Yves Jabouin def. Jeff Hougland: This fight was all Jabouin. The fight started slow but Jabouin landed a beautiful spinning back kick to the liver that put Hougland down and had Kenny Florian been reefing this fight, it would have been stopped. Hougland did a nice job moving, covering, and surviving though. Unfortunately it didn’t do him any good as, after a lackluster second round, Jabouin put Hougland down again with a left hook and continued to beat him down on the ground. It was the first fight of Jabouin’s UFC career where he left no doubt about who won and easily his most impressive performance since his WEC days. I still don’t know about his ground game, but on the feet you know Jabouin is going to bring it with his 500 spinning attacks. Jabouin has now won 3 straight and is setting himself up for a big fight at 145. I thought Hougland fought a pretty dumb fight for the most part as he never went for a takedown and tried to play a striking game with a much better striker. Hopefully he learns from this and comes back better.

Igor Pokrajac def. Fabio Maldonado: This was a hell of a scrap. Pokrajac got an early takedown and it looked like he would make short work of Maldonado on the ground, but Maldonado survived, got to his feet, and then started unloading with some outstanding body shots. The next two rounds were extremely close and contested mainly in the clinch. Pokrajac would land some good knees, including an awesome looking jump knee, while Maldonado continued to land body shots. Both guys showed off very good chins because when they were at a distance, it seemed like every punch they threw landed flush. I had the fight 29-28 for Pokrajac and two judges agreed, while one judge gave the fight to him 30-27. Giving the second round to Pokrajac was a little much because Maldonado definitely landed the better shots in that round but the first round was Pokrajac’s (unless you don’t value 2-3 minutes of ground control even though it happened in the first 2-3 minutes, and if you don’t, start scoring fights under the Samer Scoring System) and the third round was close. Of course people scream robbery at any close decision, but I didn’t think it was a robbery and had Maldonado won, my opinion wouldn’t change. Pokrajac has now quietly won 4 of his last 5 and could take a step up in competition although chances are he’ll fight another midlevel guy. Maldonado is a good boxer with a hell of a chin, but his wrestling and grappling still need a ton of work. He’s another guy who is likely stuck at the midlevel just having entertaining fights.

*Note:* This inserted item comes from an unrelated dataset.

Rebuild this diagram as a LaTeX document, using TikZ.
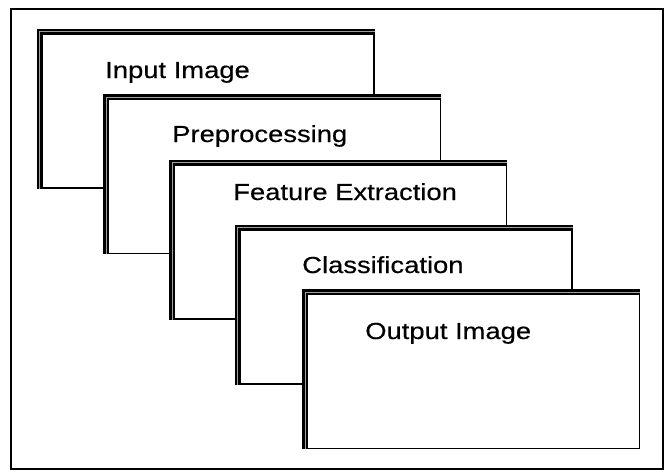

Tom Lawlor def. Jason MacDonald: There wasn’t much to this fight. MacDonald went for an early takedown, Lawlor shrugged him off and then hit a nice straight left followed by a right hand on the temple that put MacDonald down and out. It was a big win for Lawlor and one that will look nice on the highlight reels, but honestly, MacDonald is way past it as a fighter both psychically and mentally. I give Lawlor credit because he took out a guy he should have beaten and he did it quickly, but he’s still going to struggle against top level middleweights with his poor cardio and average grappling. Lawlor is an extremely entertaining personality and usually has exciting fights though, so as long as he wins more than he loses, he’ll always have a job in the UFC. It was a sad ending for the career of MacDonald, who is a nice guy and did far better than most probably expected him to do in the UFC, but his body just couldn’t take it anymore. His grappling battle with Demian Maia is still one of the best ground fights in recent memory. He’d be a great grappling coach should he chose to go that route.